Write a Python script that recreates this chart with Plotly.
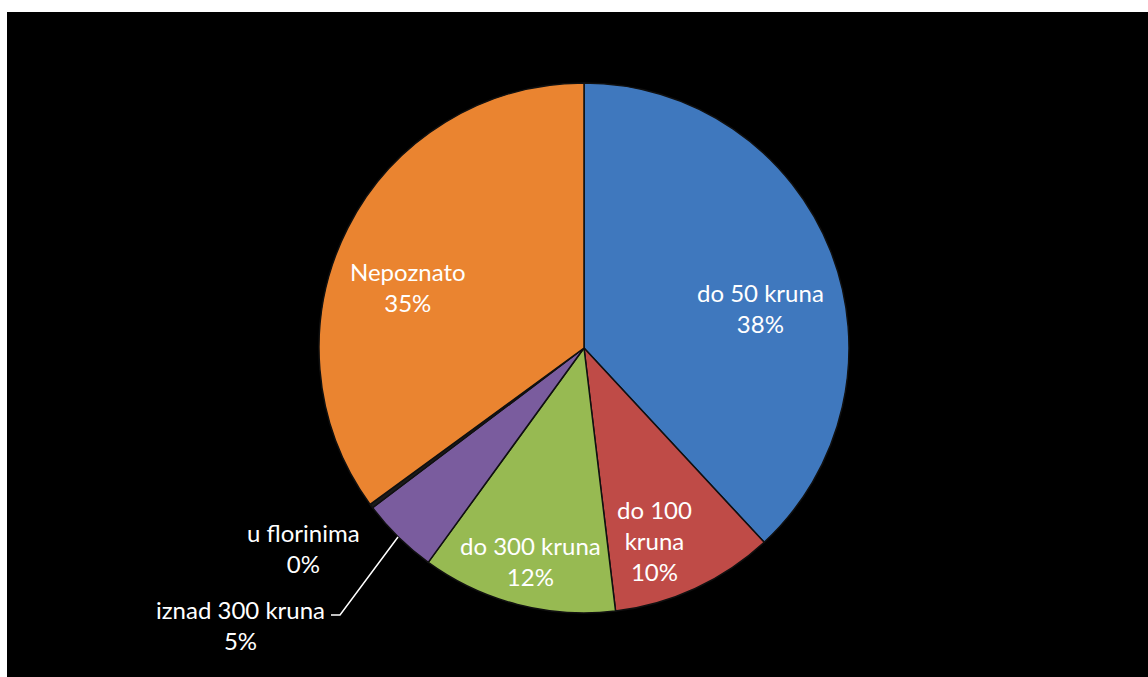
import plotly.graph_objects as go

W, H = 1148, 677

categories = ["do 50 kruna", "do 100 kruna", "do 300 kruna", "iznad 300 kruna", "u florinima", "Nepoznato"]
values = [38.1, 10.0, 11.9, 4.7, 0.25, 35.05]
label_text = ["do 50 kruna<br>38%", "do 100<br>kruna<br>10%", "do 300 kruna<br>12%",
              "iznad 300 kruna<br>5%", "u florinima<br>0%", "Nepoznato<br>35%"]
colors = ["#3f78be", "#bf4b47", "#97ba52", "#7a5c9e", "#1a1a1a", "#ea8430"]

# label positions in screen pixels (x, y) from top-left
label_px = [(760, 308), (654, 540), (530, 561), (240, 625), (303, 548), (408, 287)]

def px(x, y):
    return x / W, 1 - y / H

cx, cy, R = 584, 348, 265
fig = go.Figure()
x0, y1 = px(cx - R, cy - R)
x1, y0 = px(cx + R, cy + R)
fig.add_trace(go.Pie(
    labels=categories, values=values, sort=False, direction="clockwise", rotation=0,
    marker=dict(colors=colors, line=dict(color="#101010", width=1.5)),
    textinfo="none", hoverinfo="label+percent", showlegend=False,
    domain=dict(x=[x0, x1], y=[y0, y1]),
))

for (x, y), t in zip(label_px, label_text):
    ax, ay = px(x, y)
    fig.add_annotation(x=ax, y=ay, xref="paper", yref="paper", text=t, showarrow=False,
                       font=dict(family="Lato, Open Sans, sans-serif", size=24, color="white"),
                       align="center", xanchor="center", yanchor="middle")

# leader line for iznad 300 kruna
p1 = px(398, 537); p2 = px(340, 615); p3 = px(331, 615)
fig.add_shape(type="path", xref="paper", yref="paper",
              path=f"M {p1[0]},{p1[1]} L {p2[0]},{p2[1]} L {p3[0]},{p3[1]}",
              line=dict(color="white", width=1.5))

# white strips on top and left
fig.add_shape(type="rect", xref="paper", yref="paper", x0=0, x1=1, y0=1 - 12 / H, y1=1,
              fillcolor="white", line=dict(width=0), layer="above")
fig.add_shape(type="rect", xref="paper", yref="paper", x0=0, x1=7 / W, y0=0, y1=1,
              fillcolor="white", line=dict(width=0), layer="above")

fig.update_layout(width=W, height=H, paper_bgcolor="black", plot_bgcolor="black",
                  margin=dict(l=0, r=0, t=0, b=0))
fig.write_html("out.html", config={"displayModeBar": False},
               post_script="document.body.style.margin='0';document.body.style.overflow='hidden';")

__Set problem__
Print, exactly as written, the lines above from the first one to the one containing "W, H = 1148, 677". Leave out pictures.

__Worked solution__
Write a Python script that recreates this chart with Plotly.
import plotly.graph_objects as go

W, H = 1148, 677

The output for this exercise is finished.